▶ **SUPPLIED DATA**:

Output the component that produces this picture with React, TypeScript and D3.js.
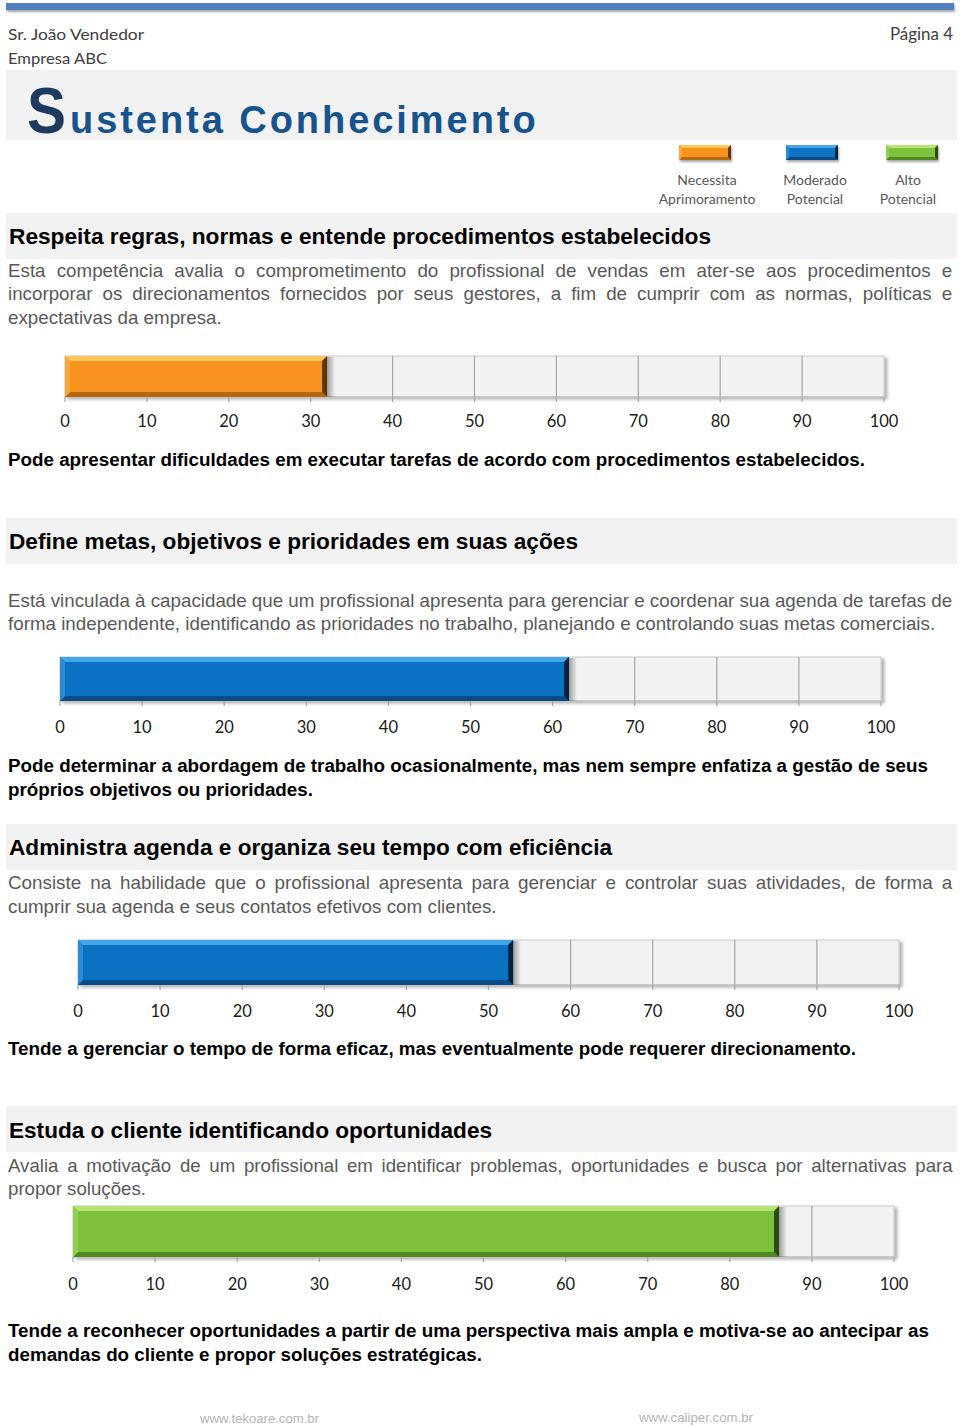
import React, { useLayoutEffect, useRef, useState } from "react";
import * as d3 from "d3";

// ---------- data ----------
const personName = "Sr. João Vendedor";
const companyName = "Empresa ABC";
const pageLabel = "Página 4";
const titleInitial = "S";
const titleRest = "ustenta Conhecimento";

const legendLabels: string[][] = [
  ["Necessita", "Aprimoramento"],
  ["Moderado", "Potencial"],
  ["Alto", "Potencial"],
];
const levelKeys = ["necessita", "moderado", "alto"];

const competencyTitles = [
  "Respeita regras, normas e entende procedimentos estabelecidos",
  "Define metas, objetivos e prioridades em suas ações",
  "Administra agenda e organiza seu tempo com eficiência",
  "Estuda o cliente identificando oportunidades",
];

const descriptions: string[][] = [
  [
    "Esta competência avalia o comprometimento do profissional de vendas em ater-se aos procedimentos e",
    "incorporar os direcionamentos fornecidos por seus gestores, a fim de cumprir com as normas, políticas e",
    "expectativas da empresa.",
  ],
  [
    "Está vinculada à capacidade que um profissional apresenta para gerenciar e coordenar sua agenda de tarefas de",
    "forma independente, identificando as prioridades no trabalho, planejando e controlando suas metas comerciais.",
  ],
  [
    "Consiste na habilidade que o profissional apresenta para gerenciar e controlar suas atividades, de forma a",
    "cumprir sua agenda e seus contatos efetivos com clientes.",
  ],
  [
    "Avalia a motivação de um profissional em identificar problemas, oportunidades e busca por alternativas para",
    "propor soluções.",
  ],
];

const scores = [32, 62, 53, 86];
const scoreLevels = [0, 1, 1, 2];

const captions: string[][] = [
  ["Pode apresentar dificuldades em executar tarefas de acordo com procedimentos estabelecidos."],
  [
    "Pode determinar a abordagem de trabalho ocasionalmente, mas nem sempre enfatiza a gestão de seus",
    "próprios objetivos ou prioridades.",
  ],
  ["Tende a gerenciar o tempo de forma eficaz, mas eventualmente pode requerer direcionamento."],
  [
    "Tende a reconhecer oportunidades a partir de uma perspectiva mais ampla e motiva-se ao antecipar as",
    "demandas do cliente e propor soluções estratégicas.",
  ],
];

const tickValues = [0, 10, 20, 30, 40, 50, 60, 70, 80, 90, 100];
const footerLinks = ["www.tekoare.com.br", "www.caliper.com.br"];

// ---------- styles ----------
const palette: Record<string, { base: string; top: string; bottom: string; left: string; right: string }> = {
  necessita: { base: "#F7931E", top: "#FDC65A", bottom: "#B5680F", left: "#F9A63A", right: "#5E3505" },
  moderado: { base: "#0A72C2", top: "#43A6E8", bottom: "#0A4C86", left: "#2A8AD4", right: "#06223E" },
  alto: { base: "#7DC13C", top: "#B7E46E", bottom: "#4F8A20", left: "#92CE52", right: "#2A4A10" },
};

const SANS = "'Liberation Sans', Arial, Helvetica, sans-serif";
const CAL = "Lato, 'Open Sans', sans-serif";

const layout = [
  { hdrY: 213, titleY: 244, titleW: 702, descY: [277, 300, 324], lastW: 214, box: [65, 884, 356, 397], tickY: 427, capY: [466], capW: [857] },
  { hdrY: 518, titleY: 549, titleW: 569, descY: [607, 630], lastW: 928, box: [60, 881, 657, 701], tickY: 733, capY: [772, 796], capW: [920, 305] },
  { hdrY: 824, titleY: 855, titleW: 603, descY: [889, 913], lastW: 489, box: [78, 899, 940, 985], tickY: 1017, capY: [1055], capW: [848] },
  { hdrY: 1106, titleY: 1138, titleW: 483, descY: [1172, 1195], lastW: 138, box: [73, 894, 1206, 1257], tickY: 1290, capY: [1337, 1361], capW: [921, 474] },
];

function pts(a: number[][]) {
  return a.map((p) => p.join(",")).join(" ");
}

function Bevel({ x0, x1, y0, y1, b, level }: any) {
  const c = palette[level];
  if (x1 - x0 < 2 * b) return null;
  return (
    <g>
      <rect x={x0} y={y0} width={x1 - x0} height={y1 - y0} fill={c.base} />
      <polygon points={pts([[x0, y0], [x1, y0], [x1 - b, y0 + b], [x0 + b, y0 + b]])} fill={c.top} />
      <polygon points={pts([[x0, y1], [x1, y1], [x1 - b, y1 - b], [x0 + b, y1 - b]])} fill={c.bottom} />
      <polygon points={pts([[x0, y0], [x0 + b, y0 + b], [x0 + b, y1 - b], [x0, y1]])} fill={c.left} />
      <polygon points={pts([[x1, y0], [x1 - b, y0 + b], [x1 - b, y1 - b], [x1, y1]])} fill={c.right} />
    </g>
  );
}

function Para({ lines, x, ys, fullW, lastW, fontSize, color }: any) {
  const refs = useRef<any[]>([]);
  const [adj, setAdj] = useState<any>(null);
  useLayoutEffect(() => {
    const ws = refs.current.map((t) => (t ? t.getComputedTextLength() : 1));
    const c = lastW / ws[ws.length - 1];
    setAdj({ c, ws });
  }, []);
  return (
    <g>
      {lines.map((ln: string, i: number) => {
        const isLast = i === lines.length - 1;
        let ws = 0;
        let c = 1;
        if (adj) {
          c = adj.c;
          if (!isLast) {
            const n = (ln.match(/ /g) || []).length;
            ws = n ? (fullW / c - adj.ws[i]) / n : 0;
          }
        }
        return (
          <text
            key={i}
            ref={(el) => (refs.current[i] = el)}
            transform={`translate(${x},${ys[i]}) scale(${c},1)`}
            style={{ wordSpacing: ws + "px" }}
            fontFamily={SANS}
            fontSize={fontSize}
            fill={color}
          >
            {ln}
          </text>
        );
      })}
    </g>
  );
}

function Chart({ box, tickY, value, level }: any) {
  const [x0, x1, y0, y1] = box;
  const x = d3.scaleLinear().domain([0, 100]).range([x0, x1]);
  const xe = x(value);
  return (
    <g>
      <rect x={x0} y={y0} width={x1 - x0} height={y1 - y0} fill="#F2F2F2" stroke="#C8C8C8" strokeWidth={1} filter="url(#boxShadow)" />
      {tickValues.map((t) => (
        <line key={t} x1={x(t)} x2={x(t)} y1={t === 0 || t === 100 ? y1 : y0} y2={y1 + 5} stroke="#A6A6A6" strokeWidth={1.2} />
      ))}
      <line x1={x0} x2={x1} y1={y1} y2={y1} stroke="#B5B5B5" />
      <rect x={xe} y={y0 + 1} width={8} height={y1 - y0 - 1} fill={`url(#barShadow)`} />
      <Bevel x0={x0} x1={xe} y0={y0} y1={y1} b={5} level={level} />
      {tickValues.map((t) => (
        <text key={"l" + t} x={x(t)} y={tickY} textAnchor="middle" fontFamily={CAL} fontSize={16.5} fill="#1a1a1a">
          {t}
        </text>
      ))}
    </g>
  );
}

export default function App() {
  const legendX = [[679, 731], [786, 838], [886, 938]];
  const legendCx = [707, 815, 908];
  return (
    <div style={{ position: "absolute", left: 0, top: 0 }}>
      <svg width={960} height={1427} style={{ display: "block", background: "#fff" }}>
        <defs>
          <filter id="boxShadow" x="-5%" y="-20%" width="110%" height="160%">
            <feDropShadow dx={3} dy={2} stdDeviation={1.5} floodColor="#000" floodOpacity={0.3} />
          </filter>
          <filter id="topShadow" x="-5%" y="-50%" width="110%" height="300%">
            <feDropShadow dx={1} dy={2} stdDeviation={1.2} floodColor="#000" floodOpacity={0.35} />
          </filter>
          <linearGradient id="barShadow" x1="0" x2="1" y1="0" y2="0">
            <stop offset="0" stopColor="#000" stopOpacity={0.35} />
            <stop offset="1" stopColor="#000" stopOpacity={0} />
          </linearGradient>
        </defs>

        {/* top rule */}
        <rect x={6} y={3} width={948} height={7} fill="#4F81BD" filter="url(#topShadow)" />

        {/* header */}
        <text x={8} y={40} fontFamily={CAL} fontSize={16} fill="#404040" textLength={136} lengthAdjust="spacingAndGlyphs">{personName}</text>
        <text x={8} y={64} fontFamily={CAL} fontSize={16} fill="#404040" textLength={99} lengthAdjust="spacingAndGlyphs">{companyName}</text>
        <text x={890} y={40} fontFamily={CAL} fontSize={16.5} fill="#404040" textLength={63} lengthAdjust="spacingAndGlyphs">{pageLabel}</text>

        {/* title band */}
        <rect x={6} y={70} width={951} height={70} fill="#F2F2F2" />
        <text x={27} y={133} fontFamily={SANS} fontWeight="bold" fontSize={64} fill="#1F3A5F" textLength={39} lengthAdjust="spacingAndGlyphs">{titleInitial}</text>
        <text x={70} y={133} fontFamily={SANS} fontWeight="bold" fontSize={38} fill="#17548E" letterSpacing={2.95}>{titleRest}</text>

        {/* legend */}
        {legendLabels.map((lab, i) => (
          <g key={i}>
            <g filter="url(#topShadow)">
              <Bevel x0={legendX[i][0]} x1={legendX[i][1]} y0={145} y1={160} b={3} level={levelKeys[i]} />
            </g>
            <text x={legendCx[i]} y={185} textAnchor="middle" fontFamily={CAL} fontSize={14} fill="#595959">{lab[0]}</text>
            <text x={legendCx[i]} y={204} textAnchor="middle" fontFamily={CAL} fontSize={14} fill="#595959">{lab[1]}</text>
          </g>
        ))}

        {/* sections */}
        {competencyTitles.map((title, i) => {
          const L = layout[i];
          return (
            <g key={i}>
              <rect x={6} y={L.hdrY} width={951} height={46} fill="#F2F2F2" />
              <text x={9} y={L.titleY} fontFamily={SANS} fontWeight="bold" fontSize={22} fill="#000" textLength={L.titleW} lengthAdjust="spacingAndGlyphs">{title}</text>
              <Para lines={descriptions[i]} x={8} ys={L.descY} fullW={945} lastW={L.lastW} fontSize={18} color="#595959" />
              <Chart box={L.box} tickY={L.tickY} value={scores[i]} level={levelKeys[scoreLevels[i]]} />
              {captions[i].map((c, j) => (
                <text key={j} x={8} y={L.capY[j]} fontFamily={SANS} fontWeight="bold" fontSize={17.5} fill="#000" textLength={L.capW[j]} lengthAdjust="spacingAndGlyphs">{c}</text>
              ))}
            </g>
          );
        })}

        {/* footer */}
        <text x={200} y={1423} fontFamily={SANS} fontSize={13} fill="#B3B3B3" textLength={119} lengthAdjust="spacingAndGlyphs">{footerLinks[0]}</text>
        <text x={639} y={1422} fontFamily={SANS} fontSize={13} fill="#B3B3B3" textLength={114} lengthAdjust="spacingAndGlyphs">{footerLinks[1]}</text>
      </svg>
    </div>
  );
}
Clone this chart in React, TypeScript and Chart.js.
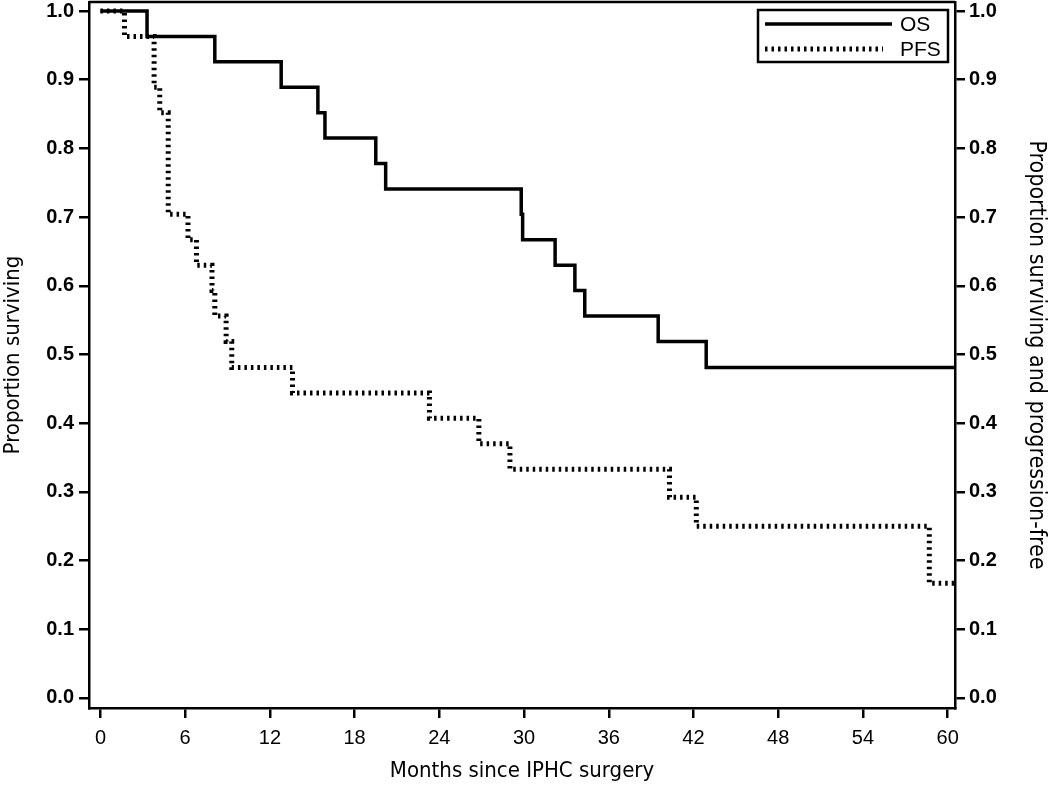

▶ **WHAT YOU ARE ASKED TO DO**: Reproduce, word for word, every line from the start of the records down to and including the line with "const scoreLevels = [0, 1, 1, 2];"; skip the pictures.

▶ **COMPLETED TASK**:
Output the component that produces this picture with React, TypeScript and D3.js.
import React, { useLayoutEffect, useRef, useState } from "react";
import * as d3 from "d3";

// ---------- data ----------
const personName = "Sr. João Vendedor";
const companyName = "Empresa ABC";
const pageLabel = "Página 4";
const titleInitial = "S";
const titleRest = "ustenta Conhecimento";

const legendLabels: string[][] = [
  ["Necessita", "Aprimoramento"],
  ["Moderado", "Potencial"],
  ["Alto", "Potencial"],
];
const levelKeys = ["necessita", "moderado", "alto"];

const competencyTitles = [
  "Respeita regras, normas e entende procedimentos estabelecidos",
  "Define metas, objetivos e prioridades em suas ações",
  "Administra agenda e organiza seu tempo com eficiência",
  "Estuda o cliente identificando oportunidades",
];

const descriptions: string[][] = [
  [
    "Esta competência avalia o comprometimento do profissional de vendas em ater-se aos procedimentos e",
    "incorporar os direcionamentos fornecidos por seus gestores, a fim de cumprir com as normas, políticas e",
    "expectativas da empresa.",
  ],
  [
    "Está vinculada à capacidade que um profissional apresenta para gerenciar e coordenar sua agenda de tarefas de",
    "forma independente, identificando as prioridades no trabalho, planejando e controlando suas metas comerciais.",
  ],
  [
    "Consiste na habilidade que o profissional apresenta para gerenciar e controlar suas atividades, de forma a",
    "cumprir sua agenda e seus contatos efetivos com clientes.",
  ],
  [
    "Avalia a motivação de um profissional em identificar problemas, oportunidades e busca por alternativas para",
    "propor soluções.",
  ],
];

const scores = [32, 62, 53, 86];
const scoreLevels = [0, 1, 1, 2];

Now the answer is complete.